The family blasts MSNBC for giving convicted doctor a "platform" to speak.
With one battle down, another is already brewing. CNN reports that the family and estate of Michael Jackson have expressed outrage against cable network MSNBC for planning to air a documentary about Conrad Murray, entitled Michael Jackson and the Doctor: A Fatal Friendship.
Jackson's family and executor of his estate feel the film gives Murray, recently convicted for involuntary manslaughter for his part in Jackson's death, a platform to speak "without fear of cross-examination" in order to "shift the blame post-conviction to Michael Jackson, even though a jury considered the evidence and rejected this very argument."

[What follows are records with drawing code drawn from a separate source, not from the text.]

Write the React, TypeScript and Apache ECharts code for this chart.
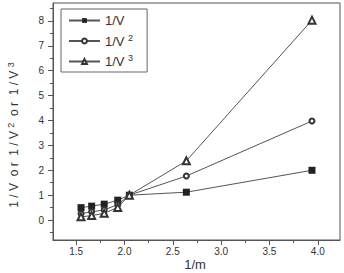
import React, { useEffect, useRef } from "react";
import * as echarts from "echarts";

// x positions (1/m) shared by all three series
const xValues = [1.55, 1.66, 1.79, 1.93, 2.05, 2.64, 3.94];
const invV = [0.5, 0.56, 0.64, 0.8, 1.0, 1.12, 2.0];
const invV2 = [0.26, 0.33, 0.41, 0.62, 1.0, 1.77, 3.98];
const invV3 = [0.13, 0.18, 0.27, 0.51, 1.0, 2.38, 8.03];

const seriesNames = ["1/V", "1/V2", "1/V3"];

const xTicks = [1.5, 2.0, 2.5, 3.0, 3.5, 4.0];
const xMinorTicks = [1.75, 2.25, 2.75, 3.25, 3.75];
const yTicks = [0, 1, 2, 3, 4, 5, 6, 7, 8];
const yMinorTicks = [-0.5, 0.5, 1.5, 2.5, 3.5, 4.5, 5.5, 6.5, 7.5, 8.5];

const xTitle = "1/m";
const yTitle = "1 / V  o r  1 / V {sup|2}  o r  1 / V {sup|3}";

const FONT = "'Liberation Sans', Arial, sans-serif";
const AXIS_COLOR = "#555";
const LINE_COLOR = "#555";

const pairs = (ys: number[]) => xValues.map((x, i) => [x, ys[i]]);

const supRich = {
  sup: { fontSize: 9, fontFamily: FONT, color: "#333", verticalAlign: "top", lineHeight: 16 },
};

const legendLabel = (name: string) => {
  if (name === "1/V2") return "1/V {sup|2}";
  if (name === "1/V3") return "1/V {sup|3}";
  return name;
};

export default function App() {
  const ref = useRef<HTMLDivElement>(null);

  useEffect(() => {
    if (!ref.current) return;
    const chart = echarts.init(ref.current, undefined, { renderer: "svg" });
    const xRange = { min: 1.26, max: 4.23 };
    const yRange = { min: -0.8, max: 8.72 };

    chart.setOption({
      animation: false,
      backgroundColor: "#fff",
      textStyle: { fontFamily: FONT },
      grid: {
        left: 53,
        top: 3,
        right: 4,
        bottom: 33,
        outerBoundsMode: "none",
        containLabel: false,
        show: true,
        borderColor: AXIS_COLOR,
        borderWidth: 1,
        backgroundColor: "transparent",
      },
      xAxis: [
        {
          type: "value",
          ...xRange,
          position: "bottom",
          axisLine: { show: true, onZero: false, lineStyle: { color: AXIS_COLOR, width: 1 } },
          axisTick: { show: true, length: 5, customValues: xTicks, lineStyle: { color: AXIS_COLOR } },
          axisLabel: {
            customValues: xTicks,
            formatter: (v: number) => v.toFixed(1),
            fontSize: 10,
            color: "#333",
            margin: 6,
            fontFamily: FONT,
          },
          splitLine: { show: false },
        },
        {
          type: "value",
          ...xRange,
          position: "bottom",
          axisLine: { show: false, onZero: false },
          axisTick: { show: true, length: 3, customValues: xMinorTicks, lineStyle: { color: AXIS_COLOR } },
          axisLabel: { show: false },
          splitLine: { show: false },
        },
      ],
      yAxis: [
        {
          type: "value",
          ...yRange,
          position: "left",
          axisLine: { show: true, onZero: false, lineStyle: { color: AXIS_COLOR, width: 1 } },
          axisTick: { show: true, length: 5, customValues: yTicks, lineStyle: { color: AXIS_COLOR } },
          axisLabel: {
            customValues: yTicks,
            fontSize: 10,
            color: "#333",
            margin: 9,
            fontFamily: FONT,
          },
          splitLine: { show: false },
        },
        {
          type: "value",
          ...yRange,
          position: "left",
          axisLine: { show: false, onZero: false },
          axisTick: { show: true, length: 3, customValues: yMinorTicks, lineStyle: { color: AXIS_COLOR } },
          axisLabel: { show: false },
          splitLine: { show: false },
        },
      ],
      legend: {
        orient: "vertical",
        left: 61,
        top: 9,
        padding: [5, 14, 4, 7],
        itemWidth: 31,
        itemHeight: 6,
        itemGap: 6,
        borderColor: "#666",
        borderWidth: 1,
        borderRadius: 0,
        data: seriesNames,
        formatter: legendLabel,
        itemStyle: { borderWidth: 1 },
        textStyle: { fontSize: 13, color: "#333", fontFamily: FONT, rich: supRich },
      },
      graphic: [
        {
          type: "text",
          x: 14,
          y: 135,
          rotation: Math.PI / 2,
          style: {
            text: yTitle,
            fontSize: 12,
            fontFamily: FONT,
            fill: "#333",
            align: "center",
            verticalAlign: "middle",
            rich: supRich,
          },
        },
        {
          type: "text",
          x: 195,
          y: 264,
          style: {
            text: xTitle,
            fontSize: 13,
            fontFamily: FONT,
            fill: "#333",
            align: "center",
            verticalAlign: "middle",
          },
        },
      ],
      series: [
        {
          name: seriesNames[0],
          type: "line",
          data: pairs(invV),
          symbol: "rect",
          symbolSize: 7,
          itemStyle: { color: "#222" },
          lineStyle: { color: LINE_COLOR, width: 1 },
        },
        {
          name: seriesNames[1],
          type: "line",
          data: pairs(invV2),
          symbol: "emptyCircle",
          symbolSize: 5,
          itemStyle: { color: "#333", borderWidth: 1 },
          lineStyle: { color: LINE_COLOR, width: 1 },
        },
        {
          name: seriesNames[2],
          type: "line",
          data: pairs(invV3),
          symbol: "emptyTriangle",
          symbolSize: 7,
          itemStyle: { color: "#333", borderWidth: 1 },
          lineStyle: { color: LINE_COLOR, width: 1 },
        },
      ],
    });

    return () => chart.dispose();
  }, []);

  return (
    <div
      ref={ref}
      style={{ position: "fixed", left: 0, top: 0, width: 344, height: 273 }}
    />
  );
}
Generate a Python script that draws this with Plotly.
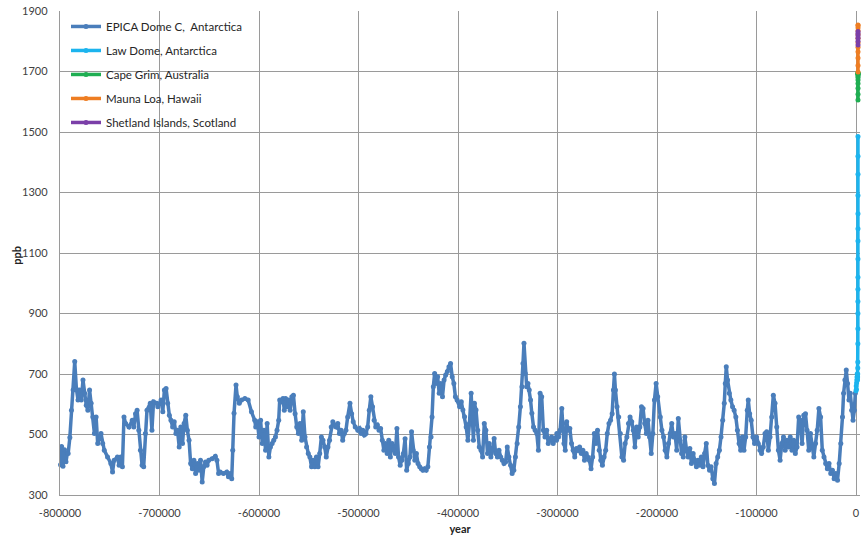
import plotly.graph_objects as go

# ---------------- data ----------------
epica_year = [
    -799500, -798400, -797000, -795500, -794000, -792500, -791800, -790100, -788500, -786800,
    -785200, -783500, -781900, -780200, -778600, -776900, -775300, -773600, -772000, -770300,
    -768700, -767000, -765400, -763700, -762100, -758800, -757100, -755500, -752200, -748900,
    -747200, -745600, -742300, -740600, -739000, -737300, -735700, -734000, -730700, -727400,
    -725800, -724100, -722500, -720800, -719200, -717500, -715900, -714200, -712600, -709300,
    -707600, -706000, -702700,
    -701700, -698400, -696700, -695100, -693400, -691800, -690100, -688500, -686800, -685200,
    -683500, -681900, -680200, -678600, -676900, -675300, -673600, -672000, -670300, -668700,
    -667000, -665400, -663700, -662100, -660400, -658800, -657100, -655500, -653800, -652200,
    -650500, -647200, -643900, -642300, -640600, -639000, -635700, -632400, -630700, -629100,
    -627400, -626400, -625100, -623100, -621800, -619800, -617500, -614200, -610900, -607600,
    -604300,
    -603300, -601700, -600000, -598400, -596700, -595100, -593400, -591800, -590100, -588500,
    -586800, -585200, -583500, -581900, -580200, -579200, -577900, -575900, -574600, -573300,
    -572000, -570300, -568700, -567000, -565400, -563700, -562100, -560400, -558800, -557100,
    -555500, -553800, -552200, -550500, -548900, -547200, -545600, -543900, -542300, -540600,
    -539000, -537300, -535700, -534000, -532400, -530700, -529100, -527400, -525800, -524100,
    -522500, -520800, -519200, -517500, -515900, -514200, -512600, -510900, -508600, -506900,
    -505300, -503300,
    -500700, -499000, -497400, -495700, -494100, -492500, -490800, -489200, -487600, -485900,
    -484300, -482700, -481000, -479400, -477800, -476100, -474500, -472900, -471200, -469600,
    -468000, -466300, -464700, -463000, -461400, -459800, -458100, -456500, -454900, -453200,
    -451600, -450000, -448300, -446700, -445100, -443400, -441800, -440200, -438500, -436900,
    -435300, -433600, -432000, -430300, -428700, -427100, -426100, -424800, -423500, -422200,
    -420500, -418900, -417300, -415600, -414000, -412400, -410700, -409100, -407500, -405800,
    -404200, -402600, -400900,
    -398400, -396700, -395100, -393400, -391800, -390100, -388500, -386800, -385800, -384500,
    -383500, -381900, -380200, -378600, -376900, -375300, -373600, -372000, -370300, -368700,
    -367000, -365400, -363700, -362100, -360400, -358800, -357100, -355500, -353800, -352200,
    -350500, -348900, -347200, -345600, -343900, -342300, -340600, -339000, -337300, -335700,
    -334700, -333700, -332400, -331000, -329700, -328400, -327100, -325800, -324100, -322500,
    -320800, -319200, -317500, -315900, -314200, -312600, -310900, -309300, -307600, -306000,
    -304300, -302700, -301000,
    -300700, -299000, -297400, -295700, -294800, -293500, -292200, -290800, -289200, -287600,
    -285900, -284300, -282700, -281000, -279400, -277800, -276100, -274500, -272900, -271200,
    -269600, -268000, -266300, -264700, -263000, -261400, -259800, -258100, -256500, -254900,
    -253200, -251600, -250000, -248300, -246700, -245100, -243800, -242800, -241800, -240200,
    -238500, -236900, -235300, -233600, -232000, -230300, -228700, -227100, -225400, -223800,
    -222200, -220500, -218900, -217300, -215600, -214000, -212400, -210700, -209100, -207500,
    -205800, -204200, -202600, -200900, -199300,
    -196700, -195100, -193400, -191800, -190100, -188500, -186800, -185200, -183500, -181900,
    -180200, -178600, -176900, -175300, -173600, -172000, -170300, -168700, -167000, -165400,
    -163700, -162100, -160400, -158800, -157100, -155500, -153800, -152200, -150500, -148900,
    -147200, -145600, -143900, -142300, -140600, -139000, -137300, -135700, -134000, -132400,
    -131400, -130400, -129100, -127400, -125800, -124100, -122500, -120800, -119200, -117500,
    -115900, -114200, -112600, -110900, -109300, -108300, -106900, -105300, -103600, -102000,
    -100000,
    -98300, -96600, -94900, -93200, -91500, -89800, -88100, -86400, -84700, -83100,
    -81400, -79700, -78000, -76300, -74600, -72900, -71200, -69500, -67800, -66100,
    -64400, -62700, -61000, -59300, -57600, -55900, -54200, -52500, -50800, -49200,
    -47500, -45800, -44100, -42400, -40700, -39000, -37300, -35600, -33900, -32200,
    -30500, -28800, -27100, -25400, -23700, -22000, -20300, -18600, -16900, -15300,
    -13600, -12500, -11200, -9800, -8500, -7100, -5800, -4400, -3000, -1700,
    -700,
]
epica_ppb = [
    400, 460, 395, 450, 410, 440, 437, 490, 580, 647,
    741, 650, 614, 647, 614, 680, 636, 597, 580, 647,
    603, 558, 503, 558, 470, 503, 470, 448, 426, 404,
    376, 415, 426, 398, 426, 393, 558, 536, 525, 547,
    525, 569, 580, 514, 448, 398, 393, 503, 580, 603,
    514, 608, 603,
    592, 614, 575, 647, 652, 603, 564, 547, 525, 542,
    503, 514, 459, 525, 470, 536, 564, 514, 481, 404,
    387, 415, 371, 404, 382, 415, 343, 393, 409, 398,
    415, 420, 428, 415, 371, 376, 371, 376, 360, 371,
    354, 448, 570, 664, 625, 603, 614, 619, 614, 575,
    547,
    525, 542, 492, 547, 470, 514, 448, 536, 426, 459,
    470, 481, 492, 514, 547, 614, 608, 619, 580, 619,
    592, 614, 580, 625, 630, 569, 525, 503, 536, 481,
    575, 492, 459, 437, 426, 393, 415, 393, 426, 393,
    437, 492, 481, 459, 426, 459, 481, 525, 542, 531,
    525, 536, 503, 514, 481, 503, 514, 558, 603, 569,
    542, 525,
    514, 520, 503, 514, 498, 503, 525, 580, 625, 592,
    547, 525, 531, 514, 520, 481, 448, 470, 437, 481,
    426, 470, 448, 437, 520, 426, 398, 415, 437, 486,
    382, 404, 426, 509, 448, 415, 437, 404, 393, 387,
    382, 387, 382, 393, 459, 492, 558, 658, 702, 669,
    691, 636, 669, 625, 680, 697, 708, 724, 735, 691,
    669, 625, 614,
    592, 608, 581, 559, 525, 481, 536, 636, 570, 481,
    603, 581, 514, 459, 448, 426, 536, 514, 437, 470,
    426, 448, 487, 437, 426, 448, 426, 415, 404, 409,
    459, 426, 398, 371, 382, 426, 470, 525, 592, 658,
    735, 802, 702, 658, 669, 647, 614, 570, 525, 514,
    503, 448, 636, 625, 514, 492, 514, 470, 481, 492,
    470, 487, 481,
    503, 492, 514, 586, 536, 470, 448, 542, 514, 520,
    470, 448, 426, 454, 448, 459, 437, 448, 415, 437,
    426, 415, 387, 426, 503, 470, 514, 448, 415, 398,
    426, 448, 503, 536, 547, 569, 647, 700, 647, 592,
    558, 503, 426, 415, 470, 492, 536, 558, 542, 514,
    459, 525, 492, 525, 592, 586, 536, 503, 547, 492,
    437, 503, 614, 669, 625,
    558, 514, 492, 448, 426, 470, 503, 536, 492, 503,
    448, 553, 481, 437, 426, 492, 448, 426, 454, 404,
    437, 415, 393, 415, 398, 426, 393, 437, 470, 398,
    382, 393, 354, 338, 404, 426, 448, 492, 547, 603,
    669, 724, 680, 636, 614, 592, 580, 558, 514, 470,
    448, 492, 448, 492, 580, 614, 569, 547, 492, 470,
    492,
    470, 448, 437, 459, 503, 509, 448, 492, 558, 630,
    603, 525, 448, 415, 470, 492, 448, 481, 459, 492,
    448, 481, 437, 459, 558, 547, 470, 564, 569, 514,
    448, 503, 459, 426, 470, 514, 586, 558, 448, 426,
    404, 387, 404, 371, 382, 354, 371, 349, 404, 470,
    558, 636, 680, 713, 669, 614, 636, 580, 547, 580,
    636,
]

lawdome_year = [0, 200, 400, 600, 800, 1000, 1200, 1400, 1500, 1600, 1700, 1750, 1800, 1850,
                1875, 1900, 1910, 1920, 1930, 1940, 1950, 1955, 1960, 1965, 1970, 1975, 1980]
lawdome_ppb = [645, 660, 650, 670, 680, 690, 700, 690, 680, 690, 700, 720, 740, 800,
               850, 900, 940, 980, 1020, 1080, 1140, 1180, 1230, 1290, 1360, 1420, 1485]

capegrim_year = [1984, 1986, 1988, 1990, 1992, 1994, 1996, 1998, 2000, 2002, 2004, 2006, 2008]
capegrim_ppb = [1606, 1625, 1645, 1660, 1672, 1680, 1685, 1690, 1692, 1695, 1693, 1692, 1695]

maunaloa_year = [1987, 1989, 1991, 1993, 1995, 1997, 1999, 2001, 2003, 2005, 2007, 2008]
maunaloa_ppb = [1698, 1720, 1745, 1765, 1780, 1795, 1810, 1822, 1835, 1845, 1852, 1854]

shetland_year = [1993, 1996, 1999, 2002, 2005, 2008]
shetland_ppb = [1788, 1800, 1810, 1818, 1826, 1832]

x_ticks = [-800000, -700000, -600000, -500000, -400000, -300000, -200000, -100000, 0]
x_ticktext = ["-800000", "-700000", "-600000", "-500000", "-400000", "-300000", "-200000", "-100000", "0"]
y_ticks = [300, 500, 700, 900, 1100, 1300, 1500, 1700, 1900]

# ---------------- figure ----------------
series = [
    ("EPICA Dome C,  Antarctica", epica_year, epica_ppb, "#4a7ebb"),
    ("Law Dome, Antarctica", lawdome_year, lawdome_ppb, "#1cb4ee"),
    ("Cape Grim, Australia", capegrim_year, capegrim_ppb, "#1fae52"),
    ("Mauna Loa, Hawaii", maunaloa_year, maunaloa_ppb, "#ee7d22"),
    ("Shetland Islands, Scotland", shetland_year, shetland_ppb, "#7b3fa8"),
]

fig = go.Figure()
for i, (name, xs, ys, col) in enumerate(series):
    fig.add_trace(go.Scatter(
        x=xs, y=ys, name=name, mode="lines+markers",
        line=dict(color=col, width=3.5),
        marker=dict(color=col, size=5, symbol="circle"),
        legendgroup="g%d" % i,
        cliponaxis=False,
    ))

grid = "#9a9a9a"
fig.update_layout(
    width=861, height=541,
    margin=dict(l=60, r=1, t=11, b=46),
    paper_bgcolor="white", plot_bgcolor="white",
    font=dict(family="Lato, Open Sans, sans-serif", size=11, color="#404040"),
    showlegend=True,
    legend=dict(
        x=0.0075, y=0.998, xanchor="left", yanchor="top",
        bgcolor="rgba(0,0,0,0)", borderwidth=0,
        font=dict(size=11.5, color="#262626"),
        tracegroupgap=5, itemwidth=30,
    ),
    xaxis=dict(
        range=[-800000, 4000], tickvals=x_ticks, ticktext=x_ticktext,
        showgrid=True, gridcolor=grid, gridwidth=1.3,
        showline=True, linecolor=grid, linewidth=1.3,
        zeroline=False, ticks="", ticklabelstandoff=8, ticklabeloverflow="allow",
        title=dict(text="<b>year</b>", font=dict(size=11, color="#222222"), standoff=6),
    ),
    yaxis=dict(
        range=[300, 1900], tickvals=y_ticks,
        showgrid=True, gridcolor=grid, gridwidth=1.3,
        showline=True, linecolor=grid, linewidth=1.3,
        zeroline=False, ticks="", ticklabelstandoff=9, ticklabeloverflow="allow",
    ),
    annotations=[dict(
        text="<b>ppb</b>", textangle=-90, showarrow=False,
        xref="paper", yref="paper", x=-0.054, y=0.496,
        xanchor="center", yanchor="middle",
        font=dict(size=11, color="#222222"),
    )],
)

fig.write_html(
    "out.html",
    config={"displayModeBar": False},
    post_script="document.body.style.margin='0';document.body.style.overflow='hidden';",
)
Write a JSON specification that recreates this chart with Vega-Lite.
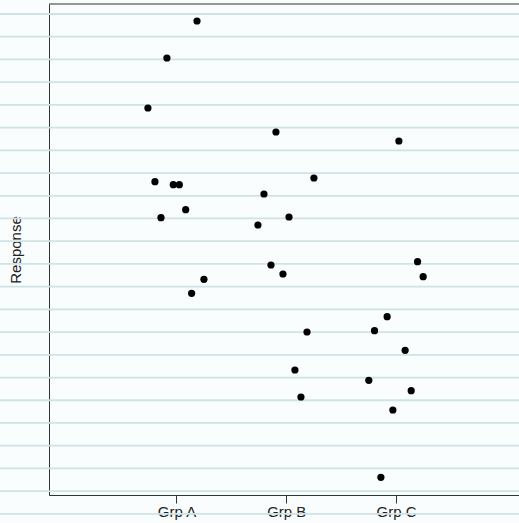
{
  "$schema": "https://vega.github.io/schema/vega-lite/v6.json",
  "width": 470,
  "height": 491,
  "autosize": {"type": "none"},
  "padding": {"left": 49, "top": 4, "right": 0, "bottom": 28},
  "background": "#f9fdfd",
  "config": {
    "view": {"stroke": null},
    "axisX": {
      "title": null, "grid": false,
      "labelExpr": "datum.value == 1 ? 'Grp A' : datum.value == 2 ? 'Grp B' : 'Grp C'",
      "domain": true, "domainColor": "#333333", "domainWidth": 1,
      "ticks": true, "tickColor": "#333333", "tickSize": 8, "tickWidth": 1,
      "labelFont": "Liberation Sans", "labelFontSize": 15, "labelColor": "#222222",
      "labelPadding": 1, "labelFlush": false, "labelOverlap": false, "zindex": 1
    },
    "axisY": {
      "grid": false, "labels": false, "ticks": false,
      "domain": true, "domainColor": "#333333", "domainWidth": 1,
      "titleFont": "Liberation Sans", "titleFontSize": 15, "titleFontWeight": "normal",
      "titleColor": "#222222", "titleX": -34, "titleY": 245.5, "titleAngle": -90,
      "titleAlign": "center", "titleBaseline": "middle", "zindex": 1
    }
  },
  "datasets": {
    "paper": [
      {"line_y": 97.96}, {"line_y": 93.34}, {"line_y": 88.71}, {"line_y": 84.08},
      {"line_y": 79.45}, {"line_y": 74.83}, {"line_y": 70.20}, {"line_y": 65.57},
      {"line_y": 60.94}, {"line_y": 56.32}, {"line_y": 51.69}, {"line_y": 47.06},
      {"line_y": 42.43}, {"line_y": 37.81}, {"line_y": 33.18}, {"line_y": 28.55},
      {"line_y": 23.92}, {"line_y": 19.30}, {"line_y": 14.67}, {"line_y": 10.04},
      {"line_y": 5.41}, {"line_y": 0.79}, {"line_y": -3.84}
    ],
    "obs": [
      {"group": "Grp A", "pos": 1.187, "response": 96.54},
      {"group": "Grp A", "pos": 0.913, "response": 89.00},
      {"group": "Grp A", "pos": 0.740, "response": 78.82},
      {"group": "Grp A", "pos": 0.804, "response": 63.81},
      {"group": "Grp A", "pos": 0.971, "response": 63.20},
      {"group": "Grp A", "pos": 1.026, "response": 63.20},
      {"group": "Grp A", "pos": 0.859, "response": 56.48},
      {"group": "Grp A", "pos": 1.084, "response": 58.11},
      {"group": "Grp A", "pos": 1.250, "response": 43.93},
      {"group": "Grp A", "pos": 1.138, "response": 41.08},
      {"group": "Grp B", "pos": 1.906, "response": 73.93},
      {"group": "Grp B", "pos": 2.252, "response": 64.56},
      {"group": "Grp B", "pos": 1.797, "response": 61.30},
      {"group": "Grp B", "pos": 2.025, "response": 56.62},
      {"group": "Grp B", "pos": 1.742, "response": 54.99},
      {"group": "Grp B", "pos": 1.861, "response": 46.84},
      {"group": "Grp B", "pos": 1.970, "response": 45.01},
      {"group": "Grp B", "pos": 2.189, "response": 33.20},
      {"group": "Grp B", "pos": 2.079, "response": 25.46},
      {"group": "Grp B", "pos": 2.134, "response": 19.96},
      {"group": "Grp C", "pos": 3.026, "response": 72.10},
      {"group": "Grp C", "pos": 3.196, "response": 47.52},
      {"group": "Grp C", "pos": 3.247, "response": 44.46},
      {"group": "Grp C", "pos": 2.919, "response": 36.31},
      {"group": "Grp C", "pos": 2.804, "response": 33.46},
      {"group": "Grp C", "pos": 3.083, "response": 29.47},
      {"group": "Grp C", "pos": 2.752, "response": 23.36},
      {"group": "Grp C", "pos": 3.138, "response": 21.24},
      {"group": "Grp C", "pos": 2.971, "response": 17.31},
      {"group": "Grp C", "pos": 2.862, "response": 3.60}
    ]
  },
  "layer": [
    {
      "data": {"name": "paper"},
      "mark": {"type": "rule", "color": "#cfe2e5", "strokeWidth": 1.8},
      "encoding": {
        "y": {"field": "line_y", "type": "quantitative", "scale": {"domain": [0, 100], "nice": false, "zero": false}, "title": "Response"},
        "x": {"datum": -1, "type": "quantitative", "scale": {"domain": [-0.161, 4.12], "nice": false, "zero": false}, "title": null, "axis": {"values": [1, 2, 3]}},
        "x2": {"datum": 5}
      }
    },
    {
      "data": {"values": [{"top": 100}]},
      "mark": {"type": "rule", "color": "#333333", "strokeWidth": 1},
      "encoding": {
        "y": {"field": "top", "type": "quantitative", "scale": {"domain": [0, 100], "nice": false, "zero": false}, "title": "Response"}
      }
    },
    {
      "data": {"name": "obs"},
      "mark": {"type": "circle", "size": 52, "color": "#000000", "opacity": 1},
      "encoding": {
        "x": {"field": "pos", "type": "quantitative", "scale": {"domain": [-0.161, 4.12], "nice": false, "zero": false}, "title": null, "axis": {"values": [1, 2, 3]}},
        "y": {"field": "response", "type": "quantitative", "scale": {"domain": [0, 100], "nice": false, "zero": false}, "title": "Response"}
      }
    }
  ]
}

In a scathing letter sent to MSNBC and it's parent companies NBC Universal and Comcast Networks, co-executors of Jackson's estate, John Branca and John McClain, state, "The mere title of your 'documentary,'…is bewildering. Since when was Dr. Murray ever Michael Jackson's friend? Since when does any doctor — let alone any friend — act in such an irresponsible manner in the care and treatment of another human being?"
"It doesn't matter to us if it was a production company, Comcast, NBC Universal or MSNBC that paid for 'access' to Dr. Murray, because all are morally culpable," added Branca and McClain. "He is not someone NBC Universal should be giving a platform to on a prime-time pedestal," they wrote. "We demand that you exercise proper judgment and refrain from airing this program."
Jackon's siblings LaToya Jackson and Jermaine Jackson also expressed their discontent over the film. LaToya tweeted that she was seeking to "prevent this from being aired," her brother Jermaine Jackson hopes people will just ignore it.
"I choose not to give it attention/controversy it craves," he tweeted. "We've bigger battles to fight than against the meaningless words of a liar whose version of events was unanimously rejected by a jury."
Network honchos, however, don't seem to have plans to retract their plans to air the controversial film. Though they wouldn't comment on most of the allegations in the letter, a rep for the network did deny Murray was compensated for the documentary.
"NBCUniversal licensed the documentary from Zodiak Rights. In connection with the documentary, NBCUniversal had the opportunity to conduct a promotional interview with Dr. Murray. Neither Dr. Murray nor his legal defense were compensated in any way," said the cable net in a statement.
The special is slated to air Friday at 10 p.m.